This year’s UN-designated Women’s Day theme, Choose to Challenge insinuates the need for women to break apart from the long-held confines of subjugation by daring to do what they perceive must be done. By redirecting them to their right to ‘choose’, it encourages them to have faith in their potentialities, the basis of which inform their decision-making prowess. This directs us to a rather pertinent stream of concern, that of consent.
Consent is simplistically understood as the willingness of the person involved in a proposed action. Where conversations on consent usually surround matters of physical intimacy or marriage, consent must also be implied in non-physical matters pertaining to women. It is important to associate consent with the question of female agency since women since childhood are generally discouraged to display their perspective or point of view on any particular notion under discussion.
Hailing from a society that not only glorifies but also romanticizes the silence of women that verges on subservience, the exigent need is in understanding that such silence is not a means of veneration. The often-taught dictums of female tolerance or bardaasht in domestic as well as professional conversations stand void when all they do is mute the female voice.
It all starts from the time you hush down your daughter from speaking out against the teacher she feels uncomfortable interacting with. Or when you rebuke her for being overly expressive in her opinion on whatever she feels strongly about! Or when you pressure her to stay in an abusive marriage only because you fear social judgement and crassness. Such behaviour births apprehensive, anxious and terrified women who possess a low level of self-esteem. Always doubtful of their opinions and stances, they come to the point of questioning their worth and social position.

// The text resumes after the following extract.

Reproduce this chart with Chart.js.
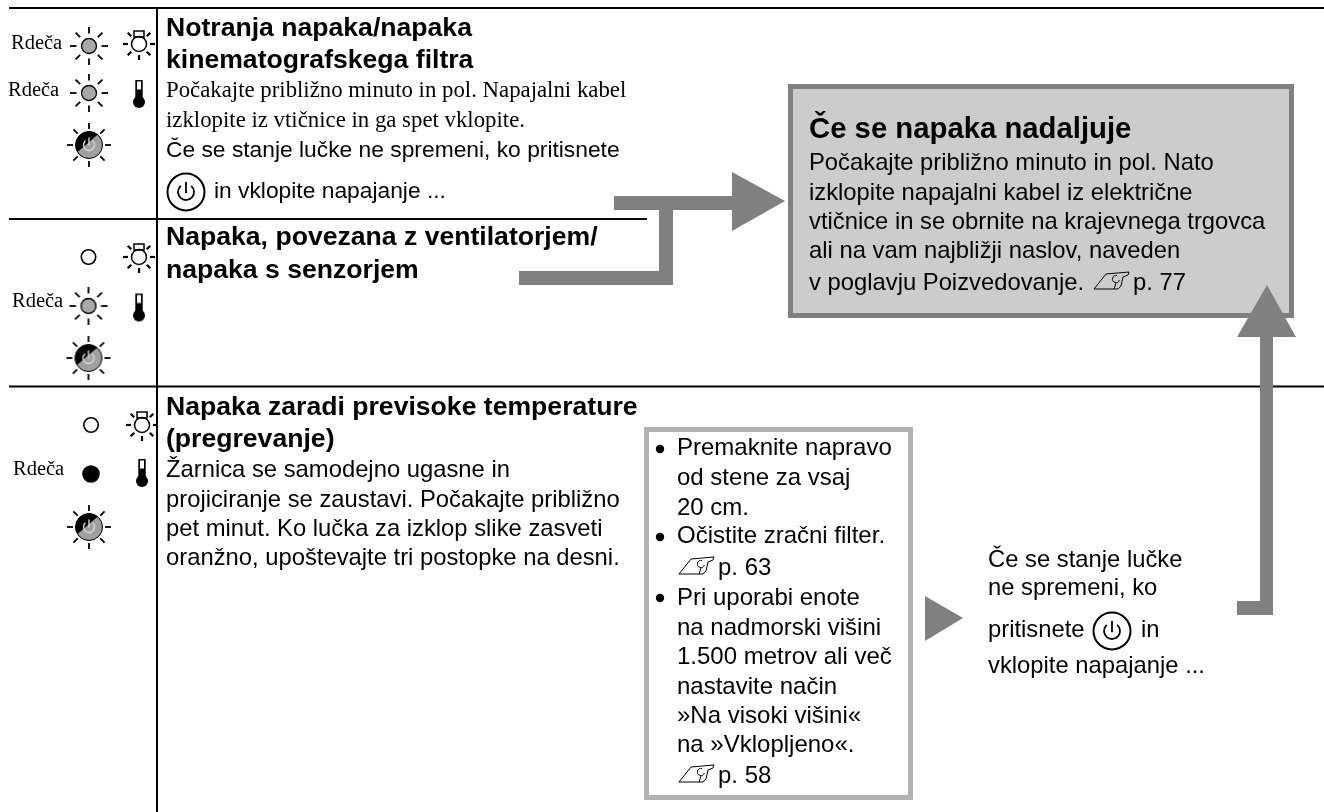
<!DOCTYPE html>
<html>
<head>
<meta charset="utf-8">
<style>
  html, body { margin: 0; padding: 0; background: #fff; }
  canvas { display: block; }
</style>
<script src="https://cdn.jsdelivr.net/npm/chart.js@4"></script>
</head>
<body>
<canvas id="page" width="1324" height="812"></canvas>
<script>
// texts
var lampLabel = "Rdeča";
var title1 = ["Notranja napaka/napaka", "kinematografskega filtra"];
var body1Serif = ["Počakajte približno minuto in pol. Napajalni kabel", "izklopite iz vtičnice in ga spet vklopite."];
var body1Sans = ["Če se stanje lučke ne spremeni, ko pritisnete", "in vklopite napajanje ..."];
var title2 = ["Napaka, povezana z ventilatorjem/", "napaka s senzorjem"];
var title3 = ["Napaka zaradi previsoke temperature", "(pregrevanje)"];
var body3 = ["Žarnica se samodejno ugasne in", "projiciranje se zaustavi. Počakajte približno", "pet minut. Ko lučka za izklop slike zasveti", "oranžno, upoštevajte tri postopke na desni."];
var boxTitle = "Če se napaka nadaljuje";
var boxBody = ["Počakajte približno minuto in pol. Nato", "izklopite napajalni kabel iz električne", "vtičnice in se obrnite na krajevnega trgovca", "ali na vam najbližji naslov, naveden", "v poglavju Poizvedovanje."];
var boxRef = "p. 77";
var steps = ["Premaknite napravo", "od stene za vsaj", "20 cm.", "Očistite zračni filter.", "p. 63", "Pri uporabi enote", "na nadmorski višini", "1.500 metrov ali več", "nastavite način", "»Na visoki višini«", "na »Vklopljeno«.", "p. 58"];
var after3 = ["Če se stanje lučke", "ne spremeni, ko", "pritisnete", "in", "vklopite napajanje ..."];

// rules
var ruleX = [[9, 1324], [9, 647], [9, 1324], [157, 157]];
var ruleY = [[8, 8], [219, 219], [386.5, 386.5], [8, 812]];

// arrows and boxes, outline points in page units
var rightArrowX = [614, 732, 732, 785, 732, 732, 673, 673, 519, 519, 659, 659, 614];
var rightArrowY = [196, 196, 172, 201, 231, 210, 210, 285, 285, 271, 271, 210, 210];
var upArrowX = [1267, 1296, 1273, 1273, 1237, 1237, 1260, 1260, 1237];
var upArrowY = [285, 337, 337, 615, 615, 601, 601, 337, 337];
var smallArrowX = [925, 963, 925];
var smallArrowY = [596, 618, 641];
var grayBoxX = [788, 1294];
var grayBoxY = [84, 318];
var stepBoxX = [644, 913];
var stepBoxY = [427, 800];
var borderGray = 5;

// indicator lamps
var lampX = [89, 139, 89, 139, 89, 88.5, 139, 88.5, 139, 88.5, 91, 142, 91, 142, 89];
var lampY = [46, 44, 93, 94, 145, 257, 257, 306, 307.5, 358, 425, 425, 474, 473, 527];
var lampKind = ["lit", "bulb", "lit", "therm", "power", "off", "bulb", "lit", "therm", "power", "off", "bulb", "on", "therm", "power"];
var bulletX = [660, 660, 660];
var bulletY = [449, 537, 598];
var powerKeyX = [186, 1112];
var powerKeyY = [192, 631];
var pointerX = [1112, 697, 697];
var pointerY = [281, 566, 774];

function newIcon(w, h) {
  var c = document.createElement("canvas");
  c.width = w;
  c.height = h;
  var g = c.getContext("2d");
  g.translate(w / 2, h / 2);
  g.strokeStyle = "#000";
  g.lineCap = "butt";
  return { c: c, g: g };
}

function rays(g, r1, r2, width, skipTop) {
  for (var i = 0; i < 8; i++) {
    if (skipTop && i == 6) continue;
    var a = i * Math.PI / 4;
    g.lineWidth = width;
    g.beginPath();
    g.moveTo(Math.cos(a) * r1, Math.sin(a) * r1);
    g.lineTo(Math.cos(a) * r2, Math.sin(a) * r2);
    g.stroke();
  }
}

function powerGlyph(g, r, width, color) {
  g.strokeStyle = color;
  g.lineWidth = width;
  g.beginPath();
  g.arc(0, 0, r, -Math.PI / 2 + 0.7, -Math.PI / 2 - 0.7 + Math.PI * 2);
  g.stroke();
  g.beginPath();
  g.moveTo(0, -r - 2);
  g.lineTo(0, r * 0.15);
  g.stroke();
}

function makeLit() {
  var i = newIcon(44, 44), g = i.g;
  rays(g, 12.5, 19, 1.8);
  g.beginPath();
  g.arc(0, 0, 7.5, 0, Math.PI * 2);
  g.fillStyle = "#a8a8a8";
  g.fill();
  g.lineWidth = 1.3;
  g.stroke();
  return i.c;
}

function makeBulb() {
  var i = newIcon(44, 44), g = i.g;
  rays(g, 11, 16, 2.2, true);
  g.lineWidth = 1.5;
  g.beginPath();
  g.arc(0, 0, 7.5, 0, Math.PI * 2);
  g.stroke();
  g.strokeRect(-5, -13, 10, 6);
  return i.c;
}

function makeTherm() {
  var i = newIcon(20, 40), g = i.g;
  g.fillStyle = "#000";
  g.beginPath();
  g.arc(0, 8, 6, 0, Math.PI * 2);
  g.fill();
  g.fillRect(-3.7, -14, 7.4, 22);
  g.fillStyle = "#fff";
  g.fillRect(-2, -12.5, 4, 8);
  return i.c;
}

function makePower() {
  var i = newIcon(48, 48), g = i.g;
  rays(g, 16, 22, 1.8);
  g.save();
  g.beginPath();
  g.arc(0, 0, 13.5, 0, Math.PI * 2);
  g.fillStyle = "#a0a0a0";
  g.fill();
  g.clip();
  g.fillStyle = "#000";
  g.beginPath();
  g.moveTo(-16, 11);
  g.lineTo(14, -15);
  g.lineTo(-16, -16);
  g.closePath();
  g.fill();
  g.restore();
  g.lineWidth = 1;
  g.beginPath();
  g.arc(0, 0, 13.5, 0, Math.PI * 2);
  g.stroke();
  powerGlyph(g, 5.5, 1.4, "#d8d8d8");
  return i.c;
}

function makePowerKey() {
  var i = newIcon(42, 42), g = i.g;
  g.lineWidth = 2;
  g.beginPath();
  g.arc(0, 0, 18.5, 0, Math.PI * 2);
  g.stroke();
  powerGlyph(g, 8, 1.8, "#000");
  return i.c;
}

function makePointer() {
  var i = newIcon(40, 22), g = i.g;
  g.translate(-20, -11);
  g.lineWidth = 1;
  g.beginPath();
  g.moveTo(2, 19);
  g.lineTo(14, 4);
  g.lineTo(37, 2);
  g.lineTo(36, 5);
  g.lineTo(31, 7);
  g.lineTo(29, 16);
  g.lineTo(26, 19);
  g.closePath();
  g.stroke();
  g.beginPath();
  g.arc(24, 9, 3.5, 0.3, 5);
  g.moveTo(24, 13);
  g.lineTo(22, 19);
  g.stroke();
  return i.c;
}

var icons = { lit: makeLit(), bulb: makeBulb(), therm: makeTherm(), power: makePower(), powerKey: makePowerKey(), pointer: makePointer() };

function points(xs, ys) {
  return xs.map(function (x, i) { return { x: x, y: ys[i] }; });
}

function rectPoints(xs, ys, inset) {
  return points(
    [xs[0] + inset, xs[1] - inset, xs[1] - inset, xs[0] + inset, xs[0] + inset],
    [ys[0] + inset, ys[0] + inset, ys[1] - inset, ys[1] - inset, ys[0] + inset]
  );
}

var layers = [];

function addShape(data, color) {
  layers.push({ type: "line", data: data, showLine: true, fill: "shape", backgroundColor: color, borderWidth: 0, pointRadius: 0, tension: 0 });
}

ruleX.forEach(function (xs, i) {
  layers.push({ type: "line", data: points(xs, ruleY[i]), showLine: true, fill: false, borderColor: "#000", borderWidth: 2, pointRadius: 0 });
});
addShape(points(smallArrowX, smallArrowY), "#808080");
addShape(rectPoints(stepBoxX, stepBoxY, 0), "#b2b2b2");
addShape(rectPoints(stepBoxX, stepBoxY, borderGray), "#fff");
addShape(rectPoints(grayBoxX, grayBoxY, 0), "#808080");
addShape(rectPoints(grayBoxX, grayBoxY, borderGray), "#cccccc");
addShape(points(rightArrowX, rightArrowY), "#808080");
addShape(points(upArrowX, upArrowY), "#808080");

// lamps that are plain circles use the built in style, the rest use icons
layers.push({
  type: "scatter",
  data: points(lampX, lampY),
  pointRadius: function (c) { var k = lampKind[c.dataIndex]; return k == "off" ? 7.2 : k == "on" ? 8 : 20; },
  pointStyle: lampKind.map(function (k) { return icons[k] || "circle"; }),
  pointBackgroundColor: lampKind.map(function (k) { return k == "on" ? "#000" : "#fff"; }),
  pointBorderColor: "#000",
  pointBorderWidth: 1.6
});
layers.push({ type: "scatter", data: points(bulletX, bulletY), pointRadius: 4.2, pointStyle: "circle", pointBackgroundColor: "#000", pointBorderWidth: 0 });
layers.push({ type: "scatter", data: points(powerKeyX, powerKeyY), pointRadius: 20, pointStyle: icons.powerKey });
layers.push({ type: "scatter", data: points(pointerX, pointerY), pointRadius: 20, pointStyle: icons.pointer });

// first dataset in the list is painted last by Chart.js, so order by hand
layers.forEach(function (d, i) { d.order = -i; });

var SANS = '"Liberation Sans", Arial, sans-serif';
var SERIF = '"Liberation Serif", "Times New Roman", serif';

// every block: strings, x, baselines, font
var textBlocks = [
  { lines: [lampLabel, lampLabel, lampLabel, lampLabel], x: [11, 8, 12, 13], y: [49, 96, 307, 475], font: "20.5px " + SERIF },
  { lines: title1, x: [166], y: [36, 68], font: "bold 26.6px " + SANS },
  { lines: body1Serif, x: [166], y: [97, 127], font: "22.8px " + SERIF },
  { lines: [body1Sans[0]], x: [166], y: [157], font: "22.8px " + SANS },
  { lines: [body1Sans[1]], x: [214], y: [198], font: "22.8px " + SANS },
  { lines: title2, x: [166], y: [245, 278], font: "bold 26.6px " + SANS },
  { lines: title3, x: [166], y: [415, 447], font: "bold 26.6px " + SANS },
  { lines: body3, x: [166], y: [477, 507, 536, 565], font: "23.8px " + SANS },
  { lines: [boxTitle], x: [809], y: [138], font: "bold 29.3px " + SANS },
  { lines: boxBody, x: [809], y: [170, 200, 229, 258, 290], font: "23.8px " + SANS },
  { lines: [boxRef], x: [1133], y: [290], font: "23.8px " + SANS },
  { lines: steps, x: [677, 677, 677, 677, 718, 677, 677, 677, 677, 677, 677, 718], y: [455, 485, 515, 543, 575, 605, 635, 664, 694, 723, 752, 783], font: "24px " + SANS },
  { lines: after3, x: [988, 988, 988, 1141, 988], y: [567, 595, 637, 637, 673], font: "23.8px " + SANS }
];

var pageText = {
  id: "pageText",
  afterDatasetsDraw: function (chart) {
    var ctx = chart.ctx, sx = chart.scales.x, sy = chart.scales.y;
    ctx.save();
    ctx.fillStyle = "#000";
    ctx.textBaseline = "alphabetic";
    textBlocks.forEach(function (b) {
      ctx.font = b.font;
      b.lines.forEach(function (t, i) {
        var x = b.x.length > 1 ? b.x[i] : b.x[0];
        ctx.fillText(t, sx.getPixelForValue(x), sy.getPixelForValue(b.y[i]));
      });
    });
    ctx.restore();
  }
};

var chart = new Chart(document.getElementById("page"), {
  type: "scatter",
  data: { datasets: layers },
  plugins: [pageText],
  options: {
    responsive: false,
    animation: false,
    layout: { padding: 0, autoPadding: false },
    plugins: { legend: { display: false }, tooltip: { enabled: false }, title: { display: false } },
    scales: {
      x: { type: "linear", min: 0, max: 1324, display: false },
      y: { type: "linear", min: 0, max: 812, reverse: true, display: false }
    }
  }
});
</script>
</body>
</html>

When women are encouraged to have a say in the matters affecting them, it establishes and reinforces gender equality. The acknowledgement of their perspective generates a safe space for expression that values and celebrates the female voice. Instead of the she vs he categorization, decision making becomes a collaborative enterprise coalescing the binaries in the unanimous us. This breeds a sense of mutual respect, allowing both genders to see the potential of collective decision making. The Journal of Happiness Studies states that gender equality births happier systems, be they domestic or professional. When women are given the opportunity to be heard, their opinions are understood and not judged.
This ensures that women are seen as complete beings in themselves. They possess the potential to think, to ponder and to decide for themselves. To even suggest that their life decisions are to be decided upon by someone else, other than themselves, is a grave injustice to their promised autonomy. When a decision has to have a direct impact on them and the course of their life, how is it possible to not listen to what they truly want? Be it their decision of whether or not they want to work, whom they want to marry or when they want to have children, it is important that they do have a valid say in these matters, which is imparted due respect.
When women’s voices are not heeded, their contentions are not addressed. They are signalled, that they do not really matter. Their opinions are brushed aside as if holding no value. This is why it is important for women to assert their minds and pronounce their opinions by ‘choosing to challenge’ the gendered norms of society. After all, how is it really possible to understand and act without listening to empathetically?